◆ **Set exercise**
Skip the pictures and quote all of the lines exactly.

◆ **Given data**

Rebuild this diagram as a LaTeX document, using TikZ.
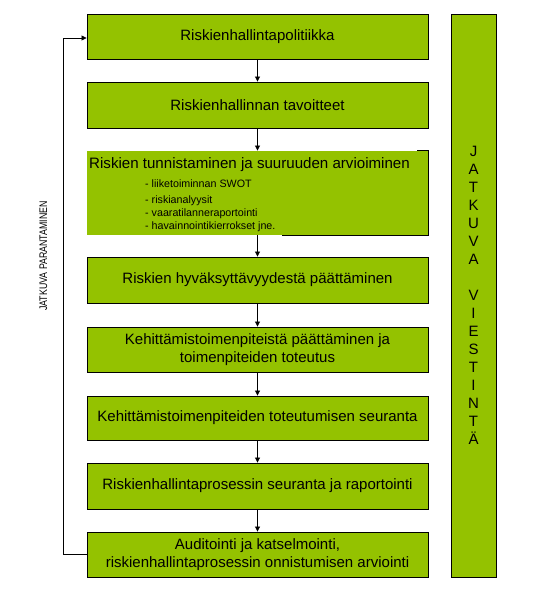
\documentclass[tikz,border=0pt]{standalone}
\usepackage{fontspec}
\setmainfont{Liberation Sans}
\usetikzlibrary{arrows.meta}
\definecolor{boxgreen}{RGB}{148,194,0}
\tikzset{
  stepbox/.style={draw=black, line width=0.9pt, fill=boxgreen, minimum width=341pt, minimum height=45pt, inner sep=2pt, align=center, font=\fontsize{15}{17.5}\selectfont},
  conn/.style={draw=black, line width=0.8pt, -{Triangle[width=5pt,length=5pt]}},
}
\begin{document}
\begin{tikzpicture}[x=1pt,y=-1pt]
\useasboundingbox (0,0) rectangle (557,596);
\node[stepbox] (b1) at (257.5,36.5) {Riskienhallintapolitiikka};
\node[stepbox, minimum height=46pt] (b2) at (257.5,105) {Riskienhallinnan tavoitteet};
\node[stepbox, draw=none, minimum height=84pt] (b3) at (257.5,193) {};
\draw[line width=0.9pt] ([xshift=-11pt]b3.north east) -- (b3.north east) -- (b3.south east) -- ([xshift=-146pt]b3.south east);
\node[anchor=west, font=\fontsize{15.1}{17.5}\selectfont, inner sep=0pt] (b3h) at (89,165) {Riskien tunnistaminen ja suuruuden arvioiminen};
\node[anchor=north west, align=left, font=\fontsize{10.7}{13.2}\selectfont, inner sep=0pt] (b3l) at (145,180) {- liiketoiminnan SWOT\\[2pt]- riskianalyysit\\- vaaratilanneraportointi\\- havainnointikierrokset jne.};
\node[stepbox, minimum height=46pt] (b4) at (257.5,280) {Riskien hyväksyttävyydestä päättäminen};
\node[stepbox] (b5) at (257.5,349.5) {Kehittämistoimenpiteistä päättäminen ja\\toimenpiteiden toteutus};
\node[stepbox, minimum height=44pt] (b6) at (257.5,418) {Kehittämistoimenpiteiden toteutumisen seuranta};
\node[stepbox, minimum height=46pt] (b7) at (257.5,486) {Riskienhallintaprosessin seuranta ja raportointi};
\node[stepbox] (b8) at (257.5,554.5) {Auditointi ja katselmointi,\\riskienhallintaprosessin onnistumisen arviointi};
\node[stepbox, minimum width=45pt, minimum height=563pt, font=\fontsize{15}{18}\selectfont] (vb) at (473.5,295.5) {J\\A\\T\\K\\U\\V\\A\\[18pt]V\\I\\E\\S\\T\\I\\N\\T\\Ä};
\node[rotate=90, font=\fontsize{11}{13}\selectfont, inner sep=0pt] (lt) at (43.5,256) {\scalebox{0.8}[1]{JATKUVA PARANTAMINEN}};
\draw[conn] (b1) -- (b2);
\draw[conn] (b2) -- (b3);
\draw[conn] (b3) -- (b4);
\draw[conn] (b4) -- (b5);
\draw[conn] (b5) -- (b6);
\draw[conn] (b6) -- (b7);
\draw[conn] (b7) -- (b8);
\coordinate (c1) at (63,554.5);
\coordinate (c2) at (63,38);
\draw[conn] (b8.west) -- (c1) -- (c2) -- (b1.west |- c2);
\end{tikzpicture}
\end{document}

◆ **Written solution**
Rebuild this diagram as a LaTeX document, using TikZ.
\documentclass[tikz,border=0pt]{standalone}
\usepackage{fontspec}
\setmainfont{Liberation Sans}
\usetikzlibrary{arrows.meta}
\definecolor{boxgreen}{RGB}{148,194,0}
\tikzset{
  stepbox/.style={draw=black, line width=0.9pt, fill=boxgreen, minimum width=341pt, minimum height=45pt, inner sep=2pt, align=center, font=\fontsize{15}{17.5}\selectfont},
  conn/.style={draw=black, line width=0.8pt, -{Triangle[width=5pt,length=5pt]}},
}
\begin{document}
\begin{tikzpicture}[x=1pt,y=-1pt]
\useasboundingbox (0,0) rectangle (557,596);
\node[stepbox] (b1) at (257.5,36.5) {Riskienhallintapolitiikka};
\node[stepbox, minimum height=46pt] (b2) at (257.5,105) {Riskienhallinnan tavoitteet};
\node[stepbox, draw=none, minimum height=84pt] (b3) at (257.5,193) {};
\draw[line width=0.9pt] ([xshift=-11pt]b3.north east) -- (b3.north east) -- (b3.south east) -- ([xshift=-146pt]b3.south east);
\node[anchor=west, font=\fontsize{15.1}{17.5}\selectfont, inner sep=0pt] (b3h) at (89,165) {Riskien tunnistaminen ja suuruuden arvioiminen};
\node[anchor=north west, align=left, font=\fontsize{10.7}{13.2}\selectfont, inner sep=0pt] (b3l) at (145,180) {- liiketoiminnan SWOT\\[2pt]- riskianalyysit\\- vaaratilanneraportointi\\- havainnointikierrokset jne.};
\node[stepbox, minimum height=46pt] (b4) at (257.5,280) {Riskien hyväksyttävyydestä päättäminen};
\node[stepbox] (b5) at (257.5,349.5) {Kehittämistoimenpiteistä päättäminen ja\\toimenpiteiden toteutus};
\node[stepbox, minimum height=44pt] (b6) at (257.5,418) {Kehittämistoimenpiteiden toteutumisen seuranta};
\node[stepbox, minimum height=46pt] (b7) at (257.5,486) {Riskienhallintaprosessin seuranta ja raportointi};
\node[stepbox] (b8) at (257.5,554.5) {Auditointi ja katselmointi,\\riskienhallintaprosessin onnistumisen arviointi};
\node[stepbox, minimum width=45pt, minimum height=563pt, font=\fontsize{15}{18}\selectfont] (vb) at (473.5,295.5) {J\\A\\T\\K\\U\\V\\A\\[18pt]V\\I\\E\\S\\T\\I\\N\\T\\Ä};
\node[rotate=90, font=\fontsize{11}{13}\selectfont, inner sep=0pt] (lt) at (43.5,256) {\scalebox{0.8}[1]{JATKUVA PARANTAMINEN}};
\draw[conn] (b1) -- (b2);
\draw[conn] (b2) -- (b3);
\draw[conn] (b3) -- (b4);
\draw[conn] (b4) -- (b5);
\draw[conn] (b5) -- (b6);
\draw[conn] (b6) -- (b7);
\draw[conn] (b7) -- (b8);
\coordinate (c1) at (63,554.5);
\coordinate (c2) at (63,38);
\draw[conn] (b8.west) -- (c1) -- (c2) -- (b1.west |- c2);
\end{tikzpicture}
\end{document}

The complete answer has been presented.